Though Adriane Lenox brings great dignity to Mrs. Muller's painful viewpoint, and Heather Goldenhersh is easily the play's most likeable character, it's Jones and O'Byrne who electrify the stage. Jones is tall, but as the forbidding Sister Alyosius she seems a giantess -- albeit a very human giantess. As he did in last season's Frozen, O'Byrne again displays his gift for conveying a complex psyche. His Father Flynn is a convincingly bright and caring priest; yet one can believe that he may be a monster.

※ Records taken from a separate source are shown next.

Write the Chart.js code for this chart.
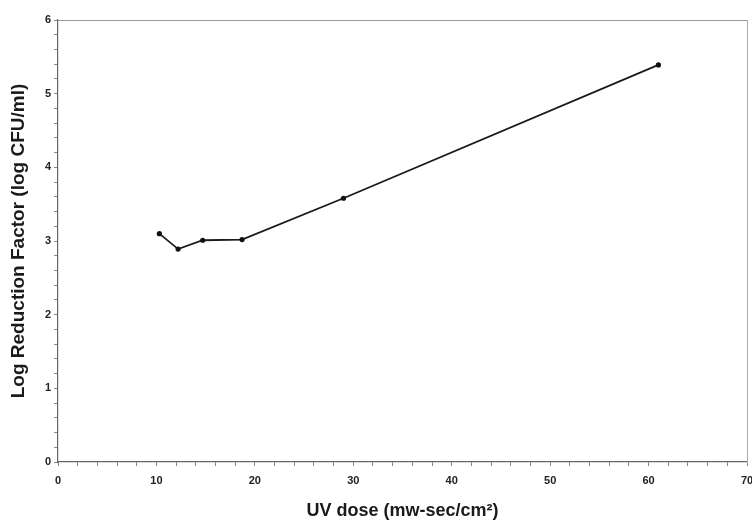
<!DOCTYPE html>
<html>
<head>
<meta charset="utf-8">
<script src="https://cdn.jsdelivr.net/npm/chart.js@4"></script>
<style>
  html, body { margin: 0; padding: 0; background: #fff; }
  canvas { display: block; }
</style>
</head>
<body>
<canvas id="c" width="752" height="522"></canvas>
<script>
const uvDose = [10.3, 12.2, 14.7, 18.7, 29.0, 61.0];
const logReduction = [3.10, 2.89, 3.01, 3.02, 3.58, 5.39];
const xTitle = 'UV dose (mw-sec/cm²)';
const yTitle = 'Log Reduction Factor (log CFU/ml)';

const points = uvDose.map((x, i) => ({ x: x, y: logReduction[i] }));
const tickFont = { family: 'Liberation Sans, Arial, sans-serif', size: 11, weight: 'bold' };
const xTitleFont = { family: 'Liberation Sans, Arial, sans-serif', size: 18, weight: 'bold' };
const yTitleFont = { family: 'Liberation Sans, Arial, sans-serif', size: 19, weight: 'bold' };

new Chart(document.getElementById('c'), {
  type: 'scatter',
  data: {
    datasets: [{
      data: points,
      showLine: true,
      borderColor: '#1a1a1a',
      borderWidth: 1.8,
      backgroundColor: '#111',
      pointRadius: 2.6,
      pointBorderWidth: 0,
      pointHoverRadius: 2.6
    }]
  },
  options: {
    responsive: false,
    animation: false,
    events: [],
    layout: { padding: { top: 20, right: 5, left: 0, bottom: 0 } },
    plugins: { legend: { display: false }, tooltip: { enabled: false } },
    scales: {
      x: {
        type: 'linear', position: 'bottom', min: 0, max: 70,
        afterFit: s => { s.height = 60; s.paddingLeft = 0; s.paddingRight = 0; },
        ticks: {
          stepSize: 2, autoSkip: false, maxRotation: 0, padding: 8,
          color: '#222', font: tickFont,
          callback: v => (Math.abs(v % 10) < 1e-6 ? String(v) : '')
        },
        grid: { drawOnChartArea: false, drawTicks: true, tickLength: 4, color: '#888' },
        border: { color: '#666', width: 1.2 },
        title: { display: true, text: xTitle, color: '#1a1a1a', font: xTitleFont, padding: { top: 0, bottom: 0 } }
      },
      y: {
        type: 'linear', position: 'left', min: 0, max: 6,
        afterFit: s => { s.width = 58; },
        ticks: {
          stepSize: 0.2, autoSkip: false, padding: 3,
          color: '#222', font: tickFont,
          callback: v => (Math.abs(v - Math.round(v)) < 1e-6 ? String(Math.round(v)) : '')
        },
        grid: { drawOnChartArea: false, drawTicks: true, tickLength: 4, color: '#888' },
        border: { color: '#666', width: 1.2 },
        title: { display: true, text: yTitle, color: '#1a1a1a', font: yTitleFont, padding: { top: 7, bottom: 0 } }
      },
      xTop: {
        type: 'linear', position: 'top', min: 0, max: 70,
        afterFit: s => { s.height = 0; },
        ticks: { display: false },
        grid: { display: false, drawTicks: false },
        border: { color: '#999', width: 1 }
      },
      yRight: {
        type: 'linear', position: 'right', min: 0, max: 6,
        afterFit: s => { s.width = 0; },
        ticks: { display: false },
        grid: { display: false, drawTicks: false },
        border: { color: '#aaa', width: 1 }
      }
    }
  }
});
</script>
</body>
</html>
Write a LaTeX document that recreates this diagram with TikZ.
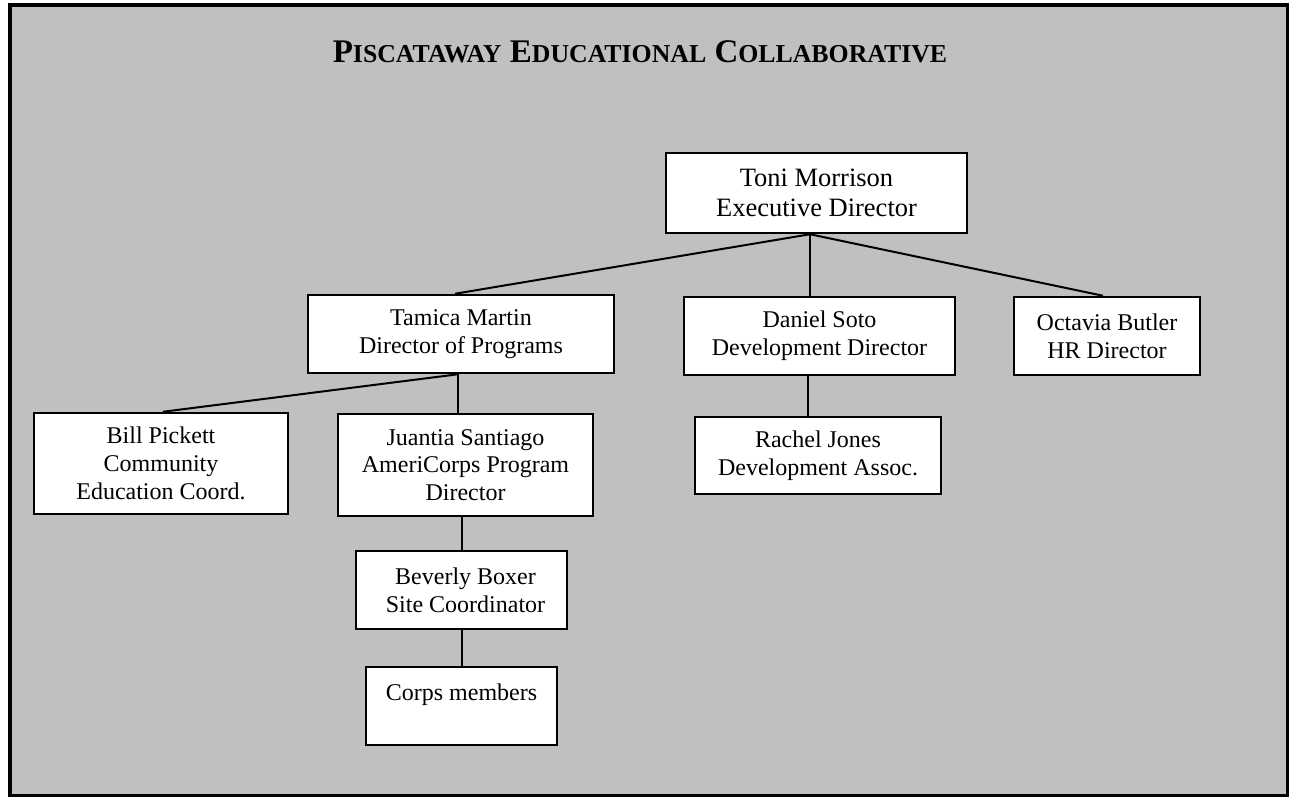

The play could probably work with a fairly bare bones set. Indeed, when you first take your seat, the stage looks black and empty. But with John Lee Beatty credited as set designer you'll be right to expect some elegant scenic effects. As O'Byrne's begins his opening sermon, Pat Collins' lighting subtly bring brick walls with a stained glass window into focus. This becomes a permanent backdrop. The principal's office, a church garden between the nuns' and priests' quarters, and a gym locker room are rolled on and off stage without the slightest awkardness or artificiality.

Doubt has all the ingredients to warrant a transfer to a theater where it can enjoy an open-ended run. It is not so much a play about a hot button current events issue than simply ninety minutes of good theater, with enough Shanleyian humor to entertain and plenty of food for post-theater discussions. Like Proof, another Manhattan Theatre Club drama that took the leap to Broadway (not to mention a Pulitzer Prize), Doubt features a commercially viable small but magnificent cast. Unlike Sister Aloysius, I have little doubt that if that cast as well as the current design team were part of such a move, audiences would welcome this as an all too rare opportunity to see a new, well crafted American-made drama.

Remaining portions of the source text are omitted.